Witzel fordert daher zum anderen den Finanzminister auf, Musterverfahren zuzulassen, in denen diese Rechtsfragen geklärt werden könnten. Parallel müsse der Minister alle anhängigen Einsprüche solange ruhend stellen. „Bislang aber verweigert der Finanzminister eine solche effiziente Verfahrensweise“, monierte Witzel.

Grundsteuer: Klagewelle droht vor den Essener Gerichten

Geschehe das nicht, dann droht aus Witzels Sicht eine Klagewelle vor den Gerichten. Selbst wenn nur ein Teil der Essener Klage einreichen würde, würden die Gerichte mit Tausenden Verfahren überzogen und ebenso lahmgelegt wie zur Zeit die Finanzämter. „Das wäre doch irre“, so Witzel.

Die neue Grundsteuer wird ab 1. Januar 2025 fällig werden. Für die Kommunen ist die Grundsteuer eine wichtige Einnahmequelle. Wie viel die einzelnen Eigentümer künftig zahlen müssen, hängt entscheidend von den sogenannten Hebesätzen der Gemeinden ab.

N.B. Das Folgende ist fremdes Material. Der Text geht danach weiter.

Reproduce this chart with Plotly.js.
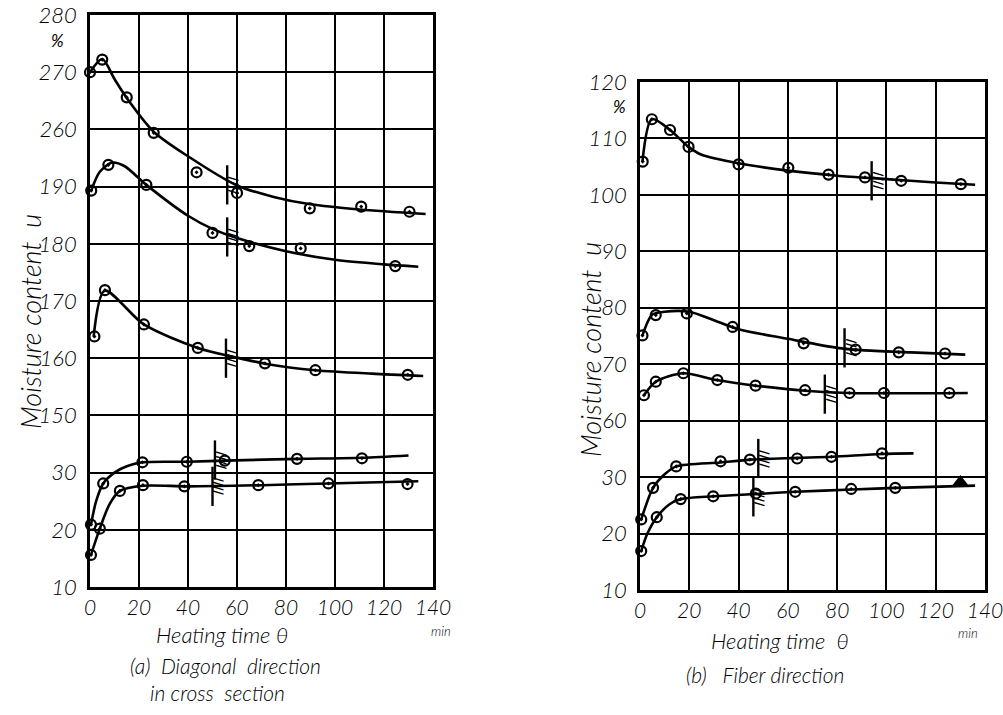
<!DOCTYPE html>
<html>
<head>
<meta charset="utf-8">
<script src="https://cdn.plot.ly/plotly-3.0.1.min.js"></script>
<style>html,body{margin:0;padding:0;background:#fff;}#chart{width:1003px;height:715px;}</style>
</head>
<body>
<div id="chart"></div>
<script>
// ---------- shared ----------
const thetaTicks = [0, 20, 40, 60, 80, 100, 120, 140];

// ---------- panel (a): diagonal direction in cross section ----------
const aTickLabels = ['10', '20', '30', '150', '160', '170', '180', '190', '260', '270', '280'];
// series 1 (top, 245-272 %)
const a1PtTheta = [0, 5, 15, 26, 43.5, 60, 89.7, 110.7, 130.4];
const a1PtU     = [270, 272.2, 265.6, 259.4, 252.5, 248.9, 246.2, 246.5, 245.6];
const a1CvTheta = [0, 5, 10, 15, 26, 40, 60, 75, 90, 110, 137];
const a1CvU     = [270, 272.3, 268.8, 265.5, 259.6, 255.3, 250.2, 248.2, 246.9, 246.0, 245.2];
// series 2 (176-194 %)
const a2PtTheta = [0.5, 7.5, 23, 50, 65, 86, 124.6];
const a2PtU     = [189.3, 193.8, 190.3, 181.9, 179.6, 179.2, 176.1];
const a2CvTheta = [0.5, 4, 9, 14, 23, 40, 50, 60, 80, 100, 120, 134];
const a2CvU     = [189.3, 192.6, 194.2, 193.6, 190.3, 184.9, 182.6, 181.0, 178.7, 177.2, 176.4, 176.0];
// series 3 (157-172 %)
const a3PtTheta = [1.8, 6.1, 22, 44, 71.4, 92, 129.7];
const a3PtU     = [163.8, 171.9, 165.9, 161.8, 159.1, 157.9, 157.1];
const a3CvTheta = [1.5, 6, 22, 44, 60, 72, 92, 115, 136];
const a3CvU     = [163.8, 171.8, 165.9, 161.8, 160.1, 159.0, 157.9, 157.3, 156.9];
// series 4 (21-33 %)
const a4PtTheta = [0.4, 5.4, 21.4, 39.5, 55, 84.5, 111];
const a4PtU     = [20.9, 28.1, 31.8, 31.9, 32.1, 32.4, 32.5];
const a4CvTheta = [0.4, 2.5, 5.4, 10, 15, 21.4, 40, 55, 85, 111, 130];
const a4CvU     = [20.9, 25.0, 28.1, 30.0, 31.1, 31.8, 31.9, 32.1, 32.4, 32.6, 33.0];
// series 5 (16-28 %)
const a5PtTheta = [0.4, 4, 12.2, 21.6, 38.5, 68.7, 97.3, 129.6];
const a5PtU     = [15.6, 20.2, 26.8, 27.8, 27.6, 27.8, 28.1, 28.0];
const a5CvTheta = [0.4, 4, 8, 12.2, 21.6, 40, 70, 97, 134];
const a5CvU     = [15.6, 20.2, 24.5, 26.8, 27.7, 27.6, 27.8, 28.1, 28.5];
// hatch marks (critical points) per series, top to bottom
const aHatchTheta = [56, 56, 55.5, 51, 50];
const aHatchU     = [250.3, 181.2, 160.0, 32.2, 27.6];

// ---------- panel (b): fiber direction ----------
const bTickLabels = ['10', '20', '30', '60', '70', '80', '90', '100', '110', '120'];
// series 1 (102-113 %)
const b1PtTheta = [1.1, 4.8, 12.2, 19.7, 40, 60.2, 76.5, 91.3, 106, 130.2];
const b1PtU     = [105.9, 113.4, 111.5, 108.5, 105.4, 104.8, 103.6, 103.1, 102.5, 101.9];
const b1CvTheta = [1, 4.8, 12.2, 19.7, 25, 40, 60, 80, 100, 120, 136];
const b1CvU     = [105.9, 113.4, 111.5, 108.5, 107.1, 105.6, 104.3, 103.4, 102.8, 102.2, 101.8];
// series 2 (72-79 %)
const b2PtTheta = [1, 6.4, 19, 37.6, 66.4, 87.5, 105, 123.8];
const b2PtU     = [75.1, 78.7, 79.0, 76.6, 73.7, 72.6, 72.1, 71.9];
const b2CvTheta = [1, 5, 10, 20, 30, 40, 60, 80, 90, 110, 132];
const b2CvU     = [75.1, 78.8, 79.3, 79.3, 77.8, 76.2, 74.5, 72.9, 72.5, 72.1, 71.7];
// series 3 (64-68 %)
const b3PtTheta = [1.6, 6.4, 17.6, 31.4, 46.9, 67, 85, 99, 125.5];
const b3PtU     = [64.5, 66.9, 68.4, 67.2, 66.2, 65.4, 64.9, 64.9, 64.9];
const b3CvTheta = [1.6, 6.4, 17.6, 31, 47, 67, 85, 133];
const b3CvU     = [64.5, 66.9, 68.4, 67.2, 66.2, 65.3, 64.9, 64.9];
// series 4 (22-34 %)
const b4PtTheta = [0.5, 5.3, 14.7, 32.7, 44.6, 63.8, 77.7, 98.2];
const b4PtU     = [22.5, 28.1, 31.9, 32.8, 33.1, 33.3, 33.6, 34.2];
const b4CvTheta = [0.5, 5.3, 10, 14.7, 32.7, 45, 64, 78, 98, 111];
const b4CvU     = [22.5, 28.1, 30.5, 31.9, 32.6, 33.1, 33.4, 33.6, 34.1, 34.2];
// series 5 (17-29 %)
const b5PtTheta = [0.5, 6.8, 16.5, 29.7, 47, 63, 85.7, 103.6];
const b5PtU     = [16.9, 22.9, 26.1, 26.6, 27.1, 27.4, 27.9, 28.1];
const b5TriTheta = [130];
const b5TriU     = [29.0];
const b5CvTheta = [0.5, 3, 6.8, 12, 16.5, 30, 47, 63, 86, 104, 136];
const b5CvU     = [16.9, 20.0, 22.9, 25.2, 26.1, 26.6, 27.0, 27.4, 27.8, 28.1, 28.5];
const bHatchTheta = [94, 83, 75, 48, 46];
const bHatchU     = [102.5, 72.9, 64.7, 33.3, 26.5];

// ---------- styling ----------
const FONT = "Lato, 'DejaVu Sans', sans-serif";
const ink = '#000';
const lineStyle = {color: ink, width: 2.6, shape: 'spline', smoothing: 0.8};
const markerStyle = {symbol: 'circle-open-dot', size: 10, color: ink, line: {color: ink, width: 2.2}};

function curve(x, y, xa, ya) {
  return {x: x, y: y, xaxis: xa, yaxis: ya, mode: 'lines', line: lineStyle, hoverinfo: 'skip', showlegend: false, cliponaxis: false};
}
function pts(x, y, xa, ya, sym) {
  const m = Object.assign({}, markerStyle);
  if (sym) { m.symbol = sym; m.size = 12; }
  return {x: x, y: y, xaxis: xa, yaxis: ya, mode: 'markers', marker: m, showlegend: false, cliponaxis: false};
}

// which y axis draws each series
const aAxes = ['y3', 'y2', 'y2', 'y', 'y'];
const bAxes = ['y5', 'y5', 'y5', 'y4', 'y4'];

const traces = [
  curve(a1CvTheta, a1CvU, 'x', 'y3'), pts(a1PtTheta, a1PtU, 'x', 'y3'),
  curve(a2CvTheta, a2CvU, 'x', 'y2'), pts(a2PtTheta, a2PtU, 'x', 'y2'),
  curve(a3CvTheta, a3CvU, 'x', 'y2'), pts(a3PtTheta, a3PtU, 'x', 'y2'),
  curve(a4CvTheta, a4CvU, 'x', 'y'),  pts(a4PtTheta, a4PtU, 'x', 'y'),
  curve(a5CvTheta, a5CvU, 'x', 'y'),  pts(a5PtTheta, a5PtU, 'x', 'y'),
  curve(b1CvTheta, b1CvU, 'x2', 'y5'), pts(b1PtTheta, b1PtU, 'x2', 'y5'),
  curve(b2CvTheta, b2CvU, 'x2', 'y5'), pts(b2PtTheta, b2PtU, 'x2', 'y5'),
  curve(b3CvTheta, b3CvU, 'x2', 'y5'), pts(b3PtTheta, b3PtU, 'x2', 'y5'),
  curve(b4CvTheta, b4CvU, 'x2', 'y4'), pts(b4PtTheta, b4PtU, 'x2', 'y4'),
  curve(b5CvTheta, b5CvU, 'x2', 'y4'), pts(b5PtTheta, b5PtU, 'x2', 'y4'),
  pts(b5TriTheta, b5TriU, 'x2', 'y4', 'triangle-up')
];

// hatch marks: vertical stroke through each critical point
const hatchMarker = {symbol: 'line-ns-open', size: 28, color: ink, line: {color: ink, width: 2.4}};
aHatchTheta.forEach((t, i) => traces.push({x: [t], y: [aHatchU[i]], xaxis: 'x', yaxis: aAxes[i], mode: 'markers',
  marker: hatchMarker, showlegend: false, cliponaxis: false}));
bHatchTheta.forEach((t, i) => traces.push({x: [t], y: [bHatchU[i]], xaxis: 'x2', yaxis: bAxes[i], mode: 'markers',
  marker: hatchMarker, showlegend: false, cliponaxis: false}));

const annotations = [];
function hatchText(xa, ya, t, u) {
  annotations.push({xref: xa, yref: ya, x: t, y: u, text: '////', showarrow: false, textangle: -90,
    xanchor: 'center', yanchor: 'middle', xshift: 6, font: {family: "'DejaVu Sans', sans-serif", size: 12, color: ink, weight: 'bold'}});
}
aHatchTheta.forEach((t, i) => hatchText('x', aAxes[i], t, aHatchU[i]));
bHatchTheta.forEach((t, i) => hatchText('x2', bAxes[i], t, bHatchU[i]));

function txt(x, y, text, size, extra) {
  annotations.push(Object.assign({xref: 'paper', yref: 'paper', x: x, y: y, text: text, showarrow: false,
    xanchor: 'center', yanchor: 'middle',
    font: {family: FONT, size: size, color: ink, style: 'italic', weight: 300}}, extra || {}));
}
// y titles
txt(30 / 1003, 1 - 322 / 715, 'Moisture content  u', 27, {textangle: -90});
txt(590 / 1003, 1 - 350 / 715, 'Moisture content  u', 27, {textangle: -90});
// percent signs
txt(57 / 1003, 1 - 41 / 715, '%', 17, {font: {family: FONT, size: 17, color: ink, style: 'italic'}});
txt(619 / 1003, 1 - 107 / 715, '%', 17, {font: {family: FONT, size: 17, color: ink, style: 'italic'}});
// min units
txt(441 / 1003, 1 - 631 / 715, 'min', 13);
txt(968 / 1003, 1 - 633 / 715, 'min', 13);
// x titles
txt(222 / 1003, 1 - 634 / 715, 'Heating time θ', 22);
txt(780 / 1003, 1 - 640 / 715, 'Heating time  θ', 22);
// captions
txt(225 / 1003, 1 - 665 / 715, '(a)  Diagonal  direction', 21);
txt(217 / 1003, 1 - 692 / 715, 'in cross  section', 21);
txt(765 / 1003, 1 - 674 / 715, '(b)   Fiber direction', 21);

const tickFont = {family: FONT, size: 21, color: ink, style: 'italic', weight: 300};
function xAxis(domain, anchor) {
  return {domain: domain, anchor: anchor, range: [0, 140], tickvals: thetaTicks, ticktext: thetaTicks.map(String),
    showgrid: true, gridcolor: ink, gridwidth: 2, showline: true, linecolor: ink, linewidth: 2.8, mirror: true,
    zeroline: false, ticks: '', tickfont: tickFont, ticklabelstandoff: 0, ticklabeloverflow: 'allow',
    fixedrange: true, layer: 'below traces'};
}
function yMain(domain, anchor, range, labels) {
  const vals = labels.map((_, i) => range[0] + i * 10);
  return {domain: domain, anchor: anchor, range: range, tickvals: vals, ticktext: labels,
    showgrid: true, gridcolor: ink, gridwidth: 2, showline: true, linecolor: ink, linewidth: 2.8, mirror: true,
    zeroline: false, ticks: '', tickfont: Object.assign({}, tickFont, {size: 22}), ticklabelstandoff: 6,
    ticklabeloverflow: 'allow', fixedrange: true, layer: 'below traces'};
}
function yOver(over, anchor, range) {
  return {overlaying: over, anchor: anchor, range: range, visible: false, showgrid: false, zeroline: false, fixedrange: true};
}

const aDomainX = [90 / 1003, 433 / 1003];
const aDomainY = [1 - 587 / 715, 1 - 15 / 715];
const bDomainX = [640 / 1003, 985 / 1003];
const bDomainY = [1 - 590 / 715, 1 - 82 / 715];

const layout = {
  width: 1003, height: 715,
  margin: {l: 0, r: 0, t: 0, b: 0},
  paper_bgcolor: '#fff', plot_bgcolor: '#fff',
  showlegend: false,
  xaxis: xAxis(aDomainX, 'y'),
  yaxis: yMain(aDomainY, 'x', [10, 110], aTickLabels),
  yaxis2: yOver('y', 'x', [120, 220]),
  yaxis3: yOver('y', 'x', [180, 280]),
  xaxis2: xAxis(bDomainX, 'y4'),
  yaxis4: yMain(bDomainY, 'x2', [10, 100], bTickLabels),
  yaxis5: yOver('y4', 'x2', [30, 120]),
  annotations: annotations
};

Plotly.newPlot('chart', traces, layout, {staticPlot: true, displayModeBar: false});
</script>
</body>
</html>
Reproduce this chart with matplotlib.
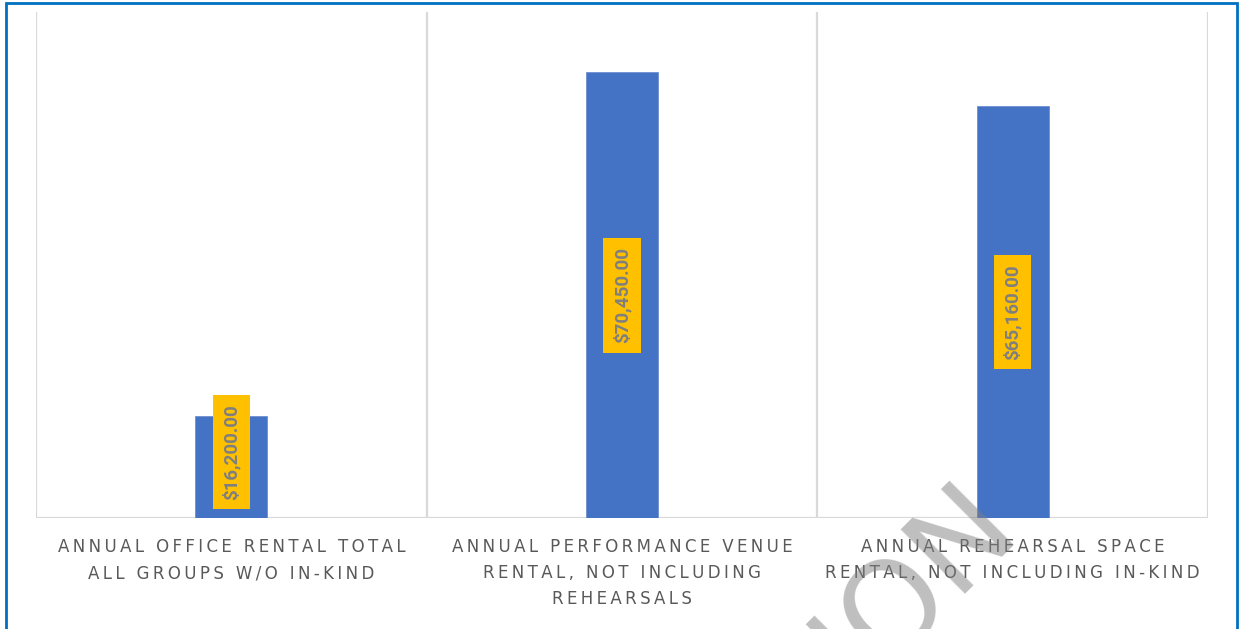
import matplotlib.pyplot as plt
from matplotlib.patches import Rectangle

categories = [
    ["ANNUAL OFFICE RENTAL TOTAL", "ALL GROUPS W/O IN-KIND"],
    ["ANNUAL PERFORMANCE VENUE", "RENTAL, NOT INCLUDING", "REHEARSALS"],
    ["ANNUAL REHEARSAL SPACE", "RENTAL, NOT INCLUDING IN-KIND"],
]
values = [16200.00, 70450.00, 65160.00]
watermark = "ION"

BLUE = "#4472C4"
GOLD = "#FFC000"
GRID = "#D9D9D9"
TXT = "#595959"
THIN = "\u2009"


def spaced(s):
    # wide character spacing for the axis labels
    return THIN.join(s)


fig = plt.figure(figsize=(12.43, 6.29), dpi=100)
ax = fig.add_axes([36 / 1243, 1 - 518 / 629, (1208 - 36) / 1243, (518 - 12) / 629])

x = range(len(values))
ax.bar(x, values, width=0.184, color=BLUE, edgecolor="#6F8FD0", linewidth=0.6, zorder=2)

ax.set_xlim(-0.5, len(values) - 0.5)
ax.set_ylim(0, 80000)

# category separators
for b in [i - 0.5 for i in range(len(values) + 1)]:
    ax.axvline(b, color=GRID, lw=1.6, zorder=1)
ax.axhline(0, color=GRID, lw=1.6, zorder=1)

for s in ax.spines.values():
    s.set_visible(False)
ax.set_xticks([])
ax.set_yticks([])

# value labels
for i, v in enumerate(values):
    ax.text(i, max(v / 2, 10450), f"${v:,.2f}", rotation=90, ha="center", va="center",
            fontsize=13.5, fontweight="bold", family="Roboto", color="#7F7F7F",
            bbox=dict(boxstyle="square,pad=0.5", fc=GOLD, ec="none"), zorder=3)

# category labels below the axis
for i, lines in enumerate(categories):
    for j, line in enumerate(lines):
        ax.annotate(spaced(line), xy=(i, 0), xycoords="data",
                    xytext=(0, -29 - 26 * j), textcoords="offset pixels",
                    ha="center", va="center", fontsize=12, color=TXT,
                    family="DejaVu Sans")

# blue frame
fig.patches.append(Rectangle((6 / 1243, -0.2), (1237 - 6) / 1243, 1.2 - 2.5 / 629,
                             transform=fig.transFigure, fill=False,
                             ec="#0070C0", lw=2, clip_on=False))

fig.text(915 / 1243, 1 - 583 / 629, watermark, rotation=45, rotation_mode="anchor",
         ha="center", va="center", fontsize=90, color="#808080", alpha=0.5, zorder=10)

fig.savefig("out.png", dpi=100)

Die genauen Zahlen der Einsprüche

Grundbesitzer erhalten nach einer Hauptfeststellung zum einen den Feststellungsbescheid vom Finanzamt. Darin werden ihnen der Grundsteuerwert, also der Wert des Grundstücks, aber auch die Steuermesszahl und der Steuermessbetrag mitgeteilt. Im Grunde handelt es sich damit um zwei Bescheide, gegen die getrennt vorgegangen werden kann. In einigen Fällen werden Eigentümer auch gegen beide Bescheide Einspruch erhoben haben.

Finanzamt Essen Nord-Ost:

Grundsteuerwertfeststellungsbescheid: 13.000 Einsprüche (16,4 Prozent)

Grundsteuermessbetragsbescheid: 2400 (3 Prozent)

Finanzamt Essen Süd:

Grundsteuerwertfeststellungsbescheid: 15.000 Einsprüche (21,8 Prozent)

Grundsteuermessbetragsbescheid: 9400 (13,4 Prozent)

Landesweit

Grundsteuerwertfeststellungsbescheid: 726.000 Einsprüche (12,6 Prozent)

Grundsteuermessbetragsbescheid: 348.000 Einsprüche (6,2 Prozent)

Stichtag war jeweils der 28. August 2023.